Exercise prompt -> Extract, exactly, the lines from the line containing "Reproduce this chart with Chart.js." to the line containing "fundamental diagram q(rho)", with both lines included and any pictures left out.

(begin)

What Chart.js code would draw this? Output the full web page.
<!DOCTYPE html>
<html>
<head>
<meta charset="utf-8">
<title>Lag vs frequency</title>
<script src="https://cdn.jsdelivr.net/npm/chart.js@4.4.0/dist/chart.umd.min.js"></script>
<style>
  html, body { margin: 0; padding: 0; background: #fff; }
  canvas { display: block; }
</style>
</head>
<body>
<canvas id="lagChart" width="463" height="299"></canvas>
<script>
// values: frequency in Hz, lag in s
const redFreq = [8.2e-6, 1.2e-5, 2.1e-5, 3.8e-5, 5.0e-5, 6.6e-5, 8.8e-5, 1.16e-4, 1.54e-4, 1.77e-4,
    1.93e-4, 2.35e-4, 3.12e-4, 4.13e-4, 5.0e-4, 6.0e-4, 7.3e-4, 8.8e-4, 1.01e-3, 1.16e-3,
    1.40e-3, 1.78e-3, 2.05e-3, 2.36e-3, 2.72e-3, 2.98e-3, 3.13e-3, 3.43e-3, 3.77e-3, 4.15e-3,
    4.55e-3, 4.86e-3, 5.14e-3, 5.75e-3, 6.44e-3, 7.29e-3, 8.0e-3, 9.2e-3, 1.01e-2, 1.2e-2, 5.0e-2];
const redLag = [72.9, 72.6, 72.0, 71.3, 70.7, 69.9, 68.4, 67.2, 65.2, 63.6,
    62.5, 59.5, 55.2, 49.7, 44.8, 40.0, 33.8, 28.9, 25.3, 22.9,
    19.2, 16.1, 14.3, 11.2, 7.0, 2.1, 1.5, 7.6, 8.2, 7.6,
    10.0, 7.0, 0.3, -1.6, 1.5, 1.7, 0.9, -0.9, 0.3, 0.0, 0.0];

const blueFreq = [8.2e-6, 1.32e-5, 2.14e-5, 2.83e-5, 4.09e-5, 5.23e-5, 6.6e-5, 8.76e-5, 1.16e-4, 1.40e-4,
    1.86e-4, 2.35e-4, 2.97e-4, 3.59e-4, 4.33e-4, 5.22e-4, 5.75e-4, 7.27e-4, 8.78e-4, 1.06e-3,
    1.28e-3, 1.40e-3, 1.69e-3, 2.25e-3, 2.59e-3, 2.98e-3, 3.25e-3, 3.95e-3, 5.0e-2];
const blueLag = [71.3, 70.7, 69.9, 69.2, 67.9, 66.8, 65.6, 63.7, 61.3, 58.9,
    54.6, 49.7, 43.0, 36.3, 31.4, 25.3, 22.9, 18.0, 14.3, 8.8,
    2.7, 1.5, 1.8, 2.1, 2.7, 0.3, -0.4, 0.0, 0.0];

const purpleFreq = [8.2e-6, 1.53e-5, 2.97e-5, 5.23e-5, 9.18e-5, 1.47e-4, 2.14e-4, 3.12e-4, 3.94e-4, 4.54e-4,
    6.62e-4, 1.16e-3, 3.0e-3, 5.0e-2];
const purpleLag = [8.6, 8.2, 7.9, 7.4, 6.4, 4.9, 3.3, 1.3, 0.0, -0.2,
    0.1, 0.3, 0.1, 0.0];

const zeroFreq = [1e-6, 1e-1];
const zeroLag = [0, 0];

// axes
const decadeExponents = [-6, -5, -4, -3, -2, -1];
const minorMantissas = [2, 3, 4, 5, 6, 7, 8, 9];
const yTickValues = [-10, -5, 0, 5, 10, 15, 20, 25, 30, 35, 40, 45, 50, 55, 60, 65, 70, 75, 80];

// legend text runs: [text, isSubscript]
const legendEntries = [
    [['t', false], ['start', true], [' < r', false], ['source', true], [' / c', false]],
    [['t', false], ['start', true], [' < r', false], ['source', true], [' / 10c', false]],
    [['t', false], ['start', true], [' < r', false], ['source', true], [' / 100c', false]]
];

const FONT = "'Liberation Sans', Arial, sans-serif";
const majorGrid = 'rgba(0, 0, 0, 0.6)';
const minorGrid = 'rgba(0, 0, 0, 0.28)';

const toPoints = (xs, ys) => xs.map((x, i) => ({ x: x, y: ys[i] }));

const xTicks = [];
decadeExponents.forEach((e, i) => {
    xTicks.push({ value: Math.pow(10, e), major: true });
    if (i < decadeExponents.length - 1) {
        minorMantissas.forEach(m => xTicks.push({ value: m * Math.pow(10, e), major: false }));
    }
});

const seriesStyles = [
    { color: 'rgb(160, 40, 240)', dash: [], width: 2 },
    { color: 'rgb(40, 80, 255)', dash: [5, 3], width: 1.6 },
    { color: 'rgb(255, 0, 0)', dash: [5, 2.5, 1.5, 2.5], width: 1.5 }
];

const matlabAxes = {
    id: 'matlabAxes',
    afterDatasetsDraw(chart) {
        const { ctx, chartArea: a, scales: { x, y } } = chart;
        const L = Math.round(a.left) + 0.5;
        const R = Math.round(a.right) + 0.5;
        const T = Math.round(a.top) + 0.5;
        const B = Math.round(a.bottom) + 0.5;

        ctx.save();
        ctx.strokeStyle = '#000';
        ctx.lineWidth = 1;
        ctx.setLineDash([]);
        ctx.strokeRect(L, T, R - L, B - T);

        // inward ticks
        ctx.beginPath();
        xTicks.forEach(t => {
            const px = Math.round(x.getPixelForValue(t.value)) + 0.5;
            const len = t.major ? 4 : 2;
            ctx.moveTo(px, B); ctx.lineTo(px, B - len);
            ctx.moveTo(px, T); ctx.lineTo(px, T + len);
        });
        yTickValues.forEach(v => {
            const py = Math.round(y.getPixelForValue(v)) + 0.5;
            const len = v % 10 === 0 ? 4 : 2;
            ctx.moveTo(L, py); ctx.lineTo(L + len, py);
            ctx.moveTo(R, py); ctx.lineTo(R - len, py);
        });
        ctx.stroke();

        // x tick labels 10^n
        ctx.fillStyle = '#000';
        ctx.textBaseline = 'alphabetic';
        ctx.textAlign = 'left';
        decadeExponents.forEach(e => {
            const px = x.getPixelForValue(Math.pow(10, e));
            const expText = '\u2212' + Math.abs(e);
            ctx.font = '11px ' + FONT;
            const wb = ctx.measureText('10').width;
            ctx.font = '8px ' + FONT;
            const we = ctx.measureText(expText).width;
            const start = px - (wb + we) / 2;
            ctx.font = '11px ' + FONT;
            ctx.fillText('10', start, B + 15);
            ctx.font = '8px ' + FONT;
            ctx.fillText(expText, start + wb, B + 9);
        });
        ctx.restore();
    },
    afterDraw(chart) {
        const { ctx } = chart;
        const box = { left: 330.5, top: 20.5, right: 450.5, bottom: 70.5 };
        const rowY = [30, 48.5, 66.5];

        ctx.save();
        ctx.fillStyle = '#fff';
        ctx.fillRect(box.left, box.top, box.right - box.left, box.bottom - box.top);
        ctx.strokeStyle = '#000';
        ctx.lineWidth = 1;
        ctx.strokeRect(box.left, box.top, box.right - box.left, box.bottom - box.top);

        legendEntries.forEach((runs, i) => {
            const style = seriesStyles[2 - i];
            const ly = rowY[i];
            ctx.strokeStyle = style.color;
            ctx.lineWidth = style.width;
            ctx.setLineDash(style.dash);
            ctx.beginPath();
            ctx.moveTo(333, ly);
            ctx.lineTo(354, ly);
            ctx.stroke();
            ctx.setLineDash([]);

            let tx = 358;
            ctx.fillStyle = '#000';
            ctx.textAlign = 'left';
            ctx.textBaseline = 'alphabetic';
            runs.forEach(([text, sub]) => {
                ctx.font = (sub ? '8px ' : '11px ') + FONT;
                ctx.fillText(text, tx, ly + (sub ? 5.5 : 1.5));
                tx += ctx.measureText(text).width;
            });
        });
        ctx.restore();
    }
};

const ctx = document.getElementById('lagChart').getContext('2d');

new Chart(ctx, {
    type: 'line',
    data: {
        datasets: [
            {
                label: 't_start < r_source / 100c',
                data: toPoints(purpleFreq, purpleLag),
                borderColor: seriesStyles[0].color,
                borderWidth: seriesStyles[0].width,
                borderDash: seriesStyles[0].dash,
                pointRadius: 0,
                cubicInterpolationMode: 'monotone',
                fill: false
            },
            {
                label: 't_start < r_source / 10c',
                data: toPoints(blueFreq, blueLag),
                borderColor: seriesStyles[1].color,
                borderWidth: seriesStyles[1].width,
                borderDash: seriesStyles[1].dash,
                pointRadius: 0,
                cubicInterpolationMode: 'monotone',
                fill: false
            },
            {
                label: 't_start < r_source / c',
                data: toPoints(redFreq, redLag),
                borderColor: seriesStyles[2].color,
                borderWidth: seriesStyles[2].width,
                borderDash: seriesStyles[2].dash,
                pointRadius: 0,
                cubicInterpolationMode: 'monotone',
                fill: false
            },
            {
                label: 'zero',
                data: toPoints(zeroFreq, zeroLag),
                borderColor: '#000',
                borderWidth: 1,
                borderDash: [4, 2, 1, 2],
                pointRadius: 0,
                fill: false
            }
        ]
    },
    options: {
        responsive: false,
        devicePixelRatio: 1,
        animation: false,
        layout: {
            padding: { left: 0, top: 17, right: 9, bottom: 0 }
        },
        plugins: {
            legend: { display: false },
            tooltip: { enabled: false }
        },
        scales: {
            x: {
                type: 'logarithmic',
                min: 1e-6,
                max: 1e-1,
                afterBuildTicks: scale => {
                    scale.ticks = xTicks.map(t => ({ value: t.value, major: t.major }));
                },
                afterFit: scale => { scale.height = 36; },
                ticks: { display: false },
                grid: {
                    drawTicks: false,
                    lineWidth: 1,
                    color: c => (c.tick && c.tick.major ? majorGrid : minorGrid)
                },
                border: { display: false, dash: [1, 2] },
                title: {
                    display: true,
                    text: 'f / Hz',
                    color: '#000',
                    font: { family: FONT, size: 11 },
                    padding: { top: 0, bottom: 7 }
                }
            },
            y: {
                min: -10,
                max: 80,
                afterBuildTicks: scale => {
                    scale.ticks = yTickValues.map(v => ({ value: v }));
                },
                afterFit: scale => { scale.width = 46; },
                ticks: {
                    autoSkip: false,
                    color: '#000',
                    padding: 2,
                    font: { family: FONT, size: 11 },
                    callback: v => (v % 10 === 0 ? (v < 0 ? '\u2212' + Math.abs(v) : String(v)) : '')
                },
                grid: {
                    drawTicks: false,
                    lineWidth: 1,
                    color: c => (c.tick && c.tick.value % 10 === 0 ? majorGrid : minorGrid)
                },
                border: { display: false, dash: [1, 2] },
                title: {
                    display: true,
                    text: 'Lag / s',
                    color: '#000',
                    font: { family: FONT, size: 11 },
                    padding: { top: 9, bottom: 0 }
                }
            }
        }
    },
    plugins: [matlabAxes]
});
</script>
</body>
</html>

(end)
(begin)

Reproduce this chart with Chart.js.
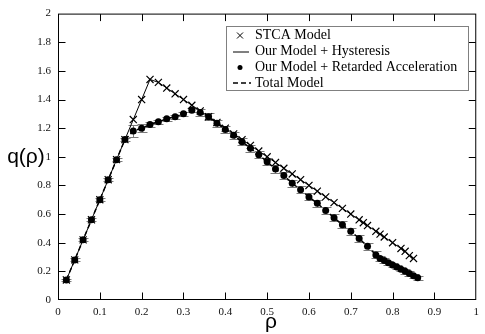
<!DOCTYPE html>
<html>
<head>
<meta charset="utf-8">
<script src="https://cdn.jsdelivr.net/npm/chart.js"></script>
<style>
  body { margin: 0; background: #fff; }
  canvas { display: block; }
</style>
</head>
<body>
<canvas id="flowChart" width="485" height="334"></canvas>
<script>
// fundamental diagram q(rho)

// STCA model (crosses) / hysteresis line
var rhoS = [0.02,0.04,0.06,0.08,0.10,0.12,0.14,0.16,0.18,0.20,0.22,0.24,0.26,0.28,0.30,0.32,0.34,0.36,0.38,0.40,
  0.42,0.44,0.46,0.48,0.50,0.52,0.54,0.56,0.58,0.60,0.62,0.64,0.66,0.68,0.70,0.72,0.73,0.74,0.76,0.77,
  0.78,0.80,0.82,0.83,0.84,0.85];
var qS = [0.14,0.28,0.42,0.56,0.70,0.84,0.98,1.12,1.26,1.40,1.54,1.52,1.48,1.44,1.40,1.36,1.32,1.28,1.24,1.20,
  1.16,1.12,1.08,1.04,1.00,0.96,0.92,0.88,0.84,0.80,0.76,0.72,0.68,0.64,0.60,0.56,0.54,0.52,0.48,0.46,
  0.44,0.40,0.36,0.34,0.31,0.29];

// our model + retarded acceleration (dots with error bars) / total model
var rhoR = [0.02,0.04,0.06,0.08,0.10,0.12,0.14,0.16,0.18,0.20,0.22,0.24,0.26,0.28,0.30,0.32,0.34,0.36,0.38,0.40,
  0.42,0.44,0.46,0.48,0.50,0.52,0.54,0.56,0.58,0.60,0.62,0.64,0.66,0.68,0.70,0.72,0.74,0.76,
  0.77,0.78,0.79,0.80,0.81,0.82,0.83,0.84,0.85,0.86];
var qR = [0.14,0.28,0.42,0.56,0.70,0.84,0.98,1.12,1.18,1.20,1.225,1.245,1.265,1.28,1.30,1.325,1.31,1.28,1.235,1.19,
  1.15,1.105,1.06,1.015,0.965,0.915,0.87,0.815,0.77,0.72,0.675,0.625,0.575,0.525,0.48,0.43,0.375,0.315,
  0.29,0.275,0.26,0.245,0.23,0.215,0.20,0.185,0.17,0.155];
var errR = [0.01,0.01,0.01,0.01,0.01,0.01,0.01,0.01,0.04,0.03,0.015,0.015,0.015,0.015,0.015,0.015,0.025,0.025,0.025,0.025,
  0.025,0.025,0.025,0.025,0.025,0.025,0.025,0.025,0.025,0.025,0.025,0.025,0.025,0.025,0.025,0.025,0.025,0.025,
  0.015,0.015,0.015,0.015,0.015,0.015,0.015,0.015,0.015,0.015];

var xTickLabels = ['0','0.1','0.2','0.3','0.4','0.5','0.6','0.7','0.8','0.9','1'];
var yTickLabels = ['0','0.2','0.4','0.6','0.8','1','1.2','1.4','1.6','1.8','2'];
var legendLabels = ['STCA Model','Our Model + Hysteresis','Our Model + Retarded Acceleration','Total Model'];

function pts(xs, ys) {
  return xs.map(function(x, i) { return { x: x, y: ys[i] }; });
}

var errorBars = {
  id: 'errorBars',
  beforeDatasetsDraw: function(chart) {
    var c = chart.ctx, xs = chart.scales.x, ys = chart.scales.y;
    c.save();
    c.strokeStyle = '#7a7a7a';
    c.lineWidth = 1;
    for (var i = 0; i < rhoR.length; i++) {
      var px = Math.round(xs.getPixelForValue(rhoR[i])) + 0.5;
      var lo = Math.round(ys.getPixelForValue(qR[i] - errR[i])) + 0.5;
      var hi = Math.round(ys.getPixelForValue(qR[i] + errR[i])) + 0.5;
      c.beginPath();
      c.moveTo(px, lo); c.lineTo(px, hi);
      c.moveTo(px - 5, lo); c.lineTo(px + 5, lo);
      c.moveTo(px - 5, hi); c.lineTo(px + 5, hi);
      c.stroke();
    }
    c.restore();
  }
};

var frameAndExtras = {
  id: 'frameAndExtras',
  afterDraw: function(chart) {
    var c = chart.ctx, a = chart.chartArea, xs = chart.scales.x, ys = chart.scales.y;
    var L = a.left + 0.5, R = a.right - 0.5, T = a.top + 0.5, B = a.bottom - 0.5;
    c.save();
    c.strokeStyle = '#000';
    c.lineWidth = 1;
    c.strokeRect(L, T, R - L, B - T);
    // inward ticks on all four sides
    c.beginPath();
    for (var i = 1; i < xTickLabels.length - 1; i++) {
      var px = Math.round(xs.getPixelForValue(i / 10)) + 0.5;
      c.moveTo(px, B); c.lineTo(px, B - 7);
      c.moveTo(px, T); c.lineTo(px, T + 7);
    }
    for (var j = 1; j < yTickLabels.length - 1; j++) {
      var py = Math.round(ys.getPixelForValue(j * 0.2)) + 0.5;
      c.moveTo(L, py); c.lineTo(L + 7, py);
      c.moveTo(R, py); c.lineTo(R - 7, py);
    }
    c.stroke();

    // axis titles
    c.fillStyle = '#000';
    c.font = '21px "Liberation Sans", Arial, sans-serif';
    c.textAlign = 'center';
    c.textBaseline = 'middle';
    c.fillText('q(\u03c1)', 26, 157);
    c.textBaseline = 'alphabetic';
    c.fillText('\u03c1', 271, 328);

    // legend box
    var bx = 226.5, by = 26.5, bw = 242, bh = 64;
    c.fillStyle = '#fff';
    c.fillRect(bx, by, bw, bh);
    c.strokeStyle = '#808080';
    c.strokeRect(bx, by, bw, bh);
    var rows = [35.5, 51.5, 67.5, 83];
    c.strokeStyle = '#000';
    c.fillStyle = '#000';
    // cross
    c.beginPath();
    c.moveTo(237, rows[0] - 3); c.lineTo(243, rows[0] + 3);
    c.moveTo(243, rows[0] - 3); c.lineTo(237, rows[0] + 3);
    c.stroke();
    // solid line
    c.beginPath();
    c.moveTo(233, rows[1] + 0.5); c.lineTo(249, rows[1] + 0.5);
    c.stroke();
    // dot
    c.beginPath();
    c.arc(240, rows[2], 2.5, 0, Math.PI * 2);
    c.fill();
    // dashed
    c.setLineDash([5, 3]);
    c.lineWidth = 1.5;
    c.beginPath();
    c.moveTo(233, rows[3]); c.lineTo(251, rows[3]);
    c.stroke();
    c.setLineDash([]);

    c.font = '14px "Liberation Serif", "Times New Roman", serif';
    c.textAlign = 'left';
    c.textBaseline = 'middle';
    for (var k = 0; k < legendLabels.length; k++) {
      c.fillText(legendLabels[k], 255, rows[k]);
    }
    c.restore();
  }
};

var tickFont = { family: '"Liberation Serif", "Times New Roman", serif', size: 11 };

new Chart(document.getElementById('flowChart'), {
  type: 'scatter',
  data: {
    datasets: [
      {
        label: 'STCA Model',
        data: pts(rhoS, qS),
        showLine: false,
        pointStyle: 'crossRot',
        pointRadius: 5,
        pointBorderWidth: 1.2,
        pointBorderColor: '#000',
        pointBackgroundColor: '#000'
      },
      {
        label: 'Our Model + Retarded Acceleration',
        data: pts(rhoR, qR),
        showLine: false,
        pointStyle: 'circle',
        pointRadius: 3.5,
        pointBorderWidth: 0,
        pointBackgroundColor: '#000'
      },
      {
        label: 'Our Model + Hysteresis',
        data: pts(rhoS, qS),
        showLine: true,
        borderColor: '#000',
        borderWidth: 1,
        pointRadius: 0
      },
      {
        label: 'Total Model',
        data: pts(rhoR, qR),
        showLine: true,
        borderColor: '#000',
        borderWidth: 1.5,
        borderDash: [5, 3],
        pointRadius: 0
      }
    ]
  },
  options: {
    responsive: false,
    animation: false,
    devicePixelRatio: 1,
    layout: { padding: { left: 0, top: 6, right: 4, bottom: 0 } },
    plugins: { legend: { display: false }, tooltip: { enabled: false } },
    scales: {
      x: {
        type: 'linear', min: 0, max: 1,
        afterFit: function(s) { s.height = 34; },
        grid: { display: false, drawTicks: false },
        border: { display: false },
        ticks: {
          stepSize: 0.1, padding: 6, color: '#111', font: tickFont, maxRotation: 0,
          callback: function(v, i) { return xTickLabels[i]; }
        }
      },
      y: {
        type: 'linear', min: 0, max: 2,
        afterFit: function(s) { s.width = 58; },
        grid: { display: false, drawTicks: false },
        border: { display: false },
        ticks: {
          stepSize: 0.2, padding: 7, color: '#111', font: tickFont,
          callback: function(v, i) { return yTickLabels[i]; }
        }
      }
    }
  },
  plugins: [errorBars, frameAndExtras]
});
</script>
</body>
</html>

(end)
(begin)

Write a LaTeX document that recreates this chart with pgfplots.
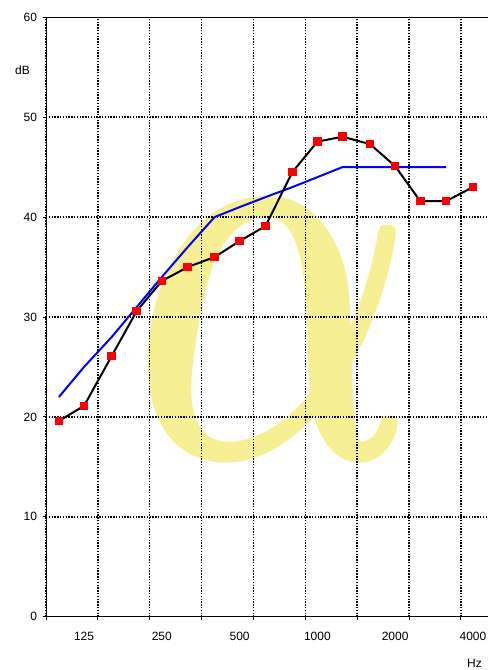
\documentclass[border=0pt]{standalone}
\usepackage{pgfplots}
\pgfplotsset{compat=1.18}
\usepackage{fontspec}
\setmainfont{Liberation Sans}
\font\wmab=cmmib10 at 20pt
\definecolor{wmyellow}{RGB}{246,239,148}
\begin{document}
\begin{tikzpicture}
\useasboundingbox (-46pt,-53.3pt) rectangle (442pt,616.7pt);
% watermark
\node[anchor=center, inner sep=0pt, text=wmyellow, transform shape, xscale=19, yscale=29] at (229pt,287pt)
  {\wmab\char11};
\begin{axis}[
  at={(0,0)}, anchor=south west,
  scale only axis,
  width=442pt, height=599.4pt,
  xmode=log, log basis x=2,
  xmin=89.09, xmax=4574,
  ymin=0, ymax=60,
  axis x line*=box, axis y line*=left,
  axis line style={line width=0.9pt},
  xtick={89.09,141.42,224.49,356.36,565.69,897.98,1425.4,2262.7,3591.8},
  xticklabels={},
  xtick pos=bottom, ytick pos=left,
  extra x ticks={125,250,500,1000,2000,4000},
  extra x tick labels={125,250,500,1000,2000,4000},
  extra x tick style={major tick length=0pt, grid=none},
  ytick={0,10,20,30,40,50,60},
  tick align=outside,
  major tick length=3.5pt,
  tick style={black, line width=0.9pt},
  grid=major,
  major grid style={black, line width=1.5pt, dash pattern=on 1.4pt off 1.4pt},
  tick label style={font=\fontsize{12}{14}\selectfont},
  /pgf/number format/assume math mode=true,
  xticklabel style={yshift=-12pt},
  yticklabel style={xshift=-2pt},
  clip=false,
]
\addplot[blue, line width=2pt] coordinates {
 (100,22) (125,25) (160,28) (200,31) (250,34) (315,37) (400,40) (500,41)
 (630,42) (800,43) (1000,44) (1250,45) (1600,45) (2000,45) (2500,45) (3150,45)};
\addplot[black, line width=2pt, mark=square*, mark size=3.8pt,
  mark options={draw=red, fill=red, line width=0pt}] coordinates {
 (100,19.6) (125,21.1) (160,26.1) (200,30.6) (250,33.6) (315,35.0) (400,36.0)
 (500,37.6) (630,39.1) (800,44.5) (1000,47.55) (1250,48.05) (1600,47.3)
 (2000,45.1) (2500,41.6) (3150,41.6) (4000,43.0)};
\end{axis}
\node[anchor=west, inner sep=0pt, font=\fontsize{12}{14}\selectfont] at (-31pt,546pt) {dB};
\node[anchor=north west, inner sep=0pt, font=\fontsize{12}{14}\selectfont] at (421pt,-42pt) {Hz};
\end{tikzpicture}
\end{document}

(end)

Answer below ->
Reproduce this chart with Chart.js.
<!DOCTYPE html>
<html>
<head>
<meta charset="utf-8">
<script src="https://cdn.jsdelivr.net/npm/chart.js"></script>
<style>
  body { margin: 0; background: #fff; }
  canvas { display: block; }
</style>
</head>
<body>
<canvas id="flowChart" width="485" height="334"></canvas>
<script>
// fundamental diagram q(rho)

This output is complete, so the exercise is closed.